Roma – Sul presidio al CIE/CPR di Ponte Galeria del 18 marzo

Come ogni mese siamo tornate/i in una ventina davanti le mura del CIE/CPR di Ponte Galeria per dimostrare solidarietà alle donne recluse.

Dopo più di un anno dalla rivolta che nel dicembre 2015 ha determinato la distruzione e quindi chiusura della sezione maschile, lo Stato ha deciso di recuperare in pieno le funzionalità dell’intera struttura indicendo un bando per la ricostruzione dell’area danneggiata. Il bando scadrà il 23 marzo e, dopo l’assegnazione, saranno 5 i mesi a disposizione per ricostruire nuove gabbie atte a incarcerare e deportare ancora più persone e sempre più velocemente.

Durante il presidio abbiamo udito solo poche voci al di là delle mura perché, come spesso accade, le donne sono state spostate in un’area lontana per evitare che ascoltassero le nostre parole e grida. Nonostante questo, al telefono ci hanno raccontato che nei giorni scorsi sono state espulse due ragazze albanesi e una cinese e che ieri, 20 marzo, è stata rimpatriata con la forza una donna ucraina. Attualmente all’interno del CPR ci sono 115 donne e con ogni probabilità questa settimana partirà anche l’ormai tristemente consueto volo verso la Nigeria. Sappiamo dalle cronache locali che diverse donne sono state recluse nelle ultime settimane a seguito delle continue e violente retate che lo stato porta avanti nelle strade, sopratutto contro le sex workers.

I voli di deportazione spesso non vengono annunciati e le recluse sono avvertite la mattina stessa, solo qualche ora prima della partenza dal vicino aeroporto.

La macchina delle espulsioni continua a lavorare senza interruzioni, costringendo  le persone alla reclusione nei CPR per un lungo periodo di angosciante attesa, sottratte alla quotidianità difficilmente costruita, per poi rimpatriarle in una terra dove non vogliono tornare e che spesso non conoscono.

Dal microfono aperto si sono succeduti interventi che hanno provato a raccontare cos’è successo negli ultimi mesi, tra le violenze degli stati che torturano, stuprano, ingabbiano e uccidono e le lotte di migranti e solidali che si oppongono al regime delle frontiere e al fascismo, in Europa come nel resto del mondo.

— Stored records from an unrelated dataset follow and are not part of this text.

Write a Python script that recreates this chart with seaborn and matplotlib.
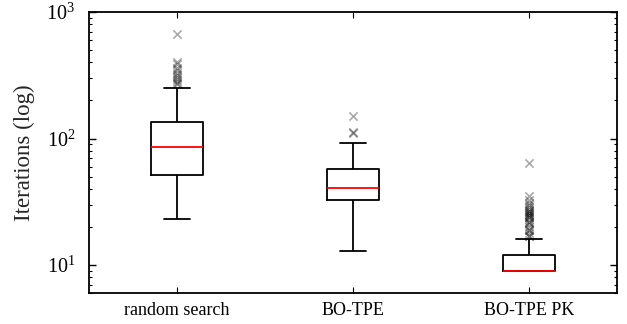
import matplotlib
matplotlib.use("Agg")
import matplotlib.pyplot as plt
import seaborn as sns
import pandas as pd

# Methods compared
methods = ["random search", "BO-TPE", "BO-TPE PK"]

# Box summaries per method: lower whisker, Q1, median, Q3, upper whisker
random_search_box = [23, 52, 85, 136, 250]
bo_tpe_box = [13, 33, 41, 57, 92]
bo_tpe_pk_box = [9, 9, 9, 12, 16]

# Runs lying beyond the whiskers
random_search_out = [268, 275, 285, 295, 305, 318, 330, 345, 360, 385, 405, 673]
bo_tpe_out = [111, 113, 150]
bo_tpe_pk_out = [17, 17, 18, 19, 19, 20, 21, 22, 22, 23, 24, 24, 25, 25,
                 26, 26, 27, 27, 28, 29, 30, 31, 33, 35, 64]

y_ticks = [10, 100, 1000]
y_label = "Iterations (log)"

box_df = pd.DataFrame({
    "method": [methods[0]] * len(random_search_box)
    + [methods[1]] * len(bo_tpe_box)
    + [methods[2]] * len(bo_tpe_pk_box),
    "iterations": random_search_box + bo_tpe_box + bo_tpe_pk_box,
})
out_df = pd.DataFrame({
    "method": [methods[0]] * len(random_search_out)
    + [methods[1]] * len(bo_tpe_out)
    + [methods[2]] * len(bo_tpe_pk_out),
    "iterations": random_search_out + bo_tpe_out + bo_tpe_pk_out,
})

sns.set_style("ticks")
plt.rcParams["font.family"] = ["Liberation Serif", "DejaVu Serif"]
plt.rcParams["mathtext.fontset"] = "stix"

fig = plt.figure(figsize=(6.27, 3.24), dpi=100)
ax = fig.add_axes([0.142, 0.095, 0.842, 0.868])

lw = 1.3
sns.boxplot(
    data=box_df, x="method", y="iterations", order=methods,
    fill=False, color="black", linecolor="black", width=0.3,
    showfliers=False, linewidth=lw, ax=ax,
    boxprops=dict(color="black", linewidth=lw),
    whiskerprops=dict(color="black", linewidth=lw),
    capprops=dict(color="black", linewidth=lw),
    medianprops=dict(color="red", linewidth=lw),
)
sns.stripplot(
    data=out_df, x="method", y="iterations", order=methods,
    jitter=False, marker="x", color="black", alpha=0.33,
    size=6, linewidth=1.2, ax=ax,
)

ax.set_yscale("log")
ax.set_ylim(6, 1000)
ax.set_xlim(-0.5, 2.5)
ax.set_yticks(y_ticks)
ax.set_xlabel("")
ax.set_ylabel(y_label, fontsize=16.5, labelpad=8)

ax.tick_params(axis="both", which="both", direction="in",
               top=True, right=True, colors="black")
ax.tick_params(axis="y", which="major", length=5, width=1, pad=10, labelsize=14.5)
ax.tick_params(axis="y", which="minor", length=2.5, width=0.8)
ax.tick_params(axis="x", which="major", length=4, width=0.8, pad=6, labelsize=13)
for s in ax.spines.values():
    s.set_linewidth(1.3)
    s.set_color("black")

fig.savefig("out.png", dpi=100)
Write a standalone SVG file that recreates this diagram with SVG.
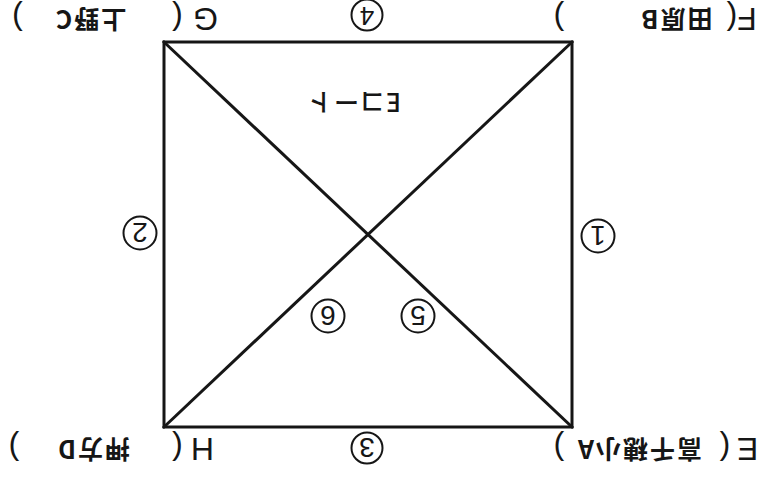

Il presidio, dopo circa due ore in cui la musica e le nostre voci si sono alternate, si è sciolto salutando le ragazze con l’impegno di tornare molto presto per spezzare ancora il silenzio e l’isolamento che avvolge quel lager.

L’abituale e ormai grottesca arroganza degli sbirri schierati in difesa di un marciapiede non ci ha impedito però infine qualche lancio di palline da tennis: dopo aver sciolto il presidio, siamo infatti tornate/i sotto le mura per far arrivare il numero di telefono alle detenute cercando così di tenerci in contatto e sapere dalla loro voce cosa succede tra quelle sbarre.

Non ultimo, è di queste ore la notizia di uno sciopero della fame nel CPR di Brindisi-Restinco: lo porta avanti da una decina di giorni Adriana, una donna trans che, oltre alla reclusione, sta affrontando anche l’ulteriore violenza di essere costretta in una prigione per uomini, quindi la negazione della propria identità. Dopo gli esaltati annunci e le strumentalizzazioni di alcuni politici che dichiaravano sarebbe stata trasferita in una non meglio specificata sezione femminile (ricordiamo che l’unico CPR che detiene donne è quello di Roma), le notizie che ci arrivano oggi ci confermano che Adriana è ancora dietro quelle infami mura a Brindisi, sorvegliata a vista dalle guardie “per proteggerla”. Per quanto ci riguarda sappiamo che non saranno mai né lo Stato né tantomeno gli sbirri a difenderci dalla violenza di cui sono essi stessi artefici, e che non saremo mai felici né ci sentiremo liberx finché non vedremo tutte e tutti fuori da quelle gabbie.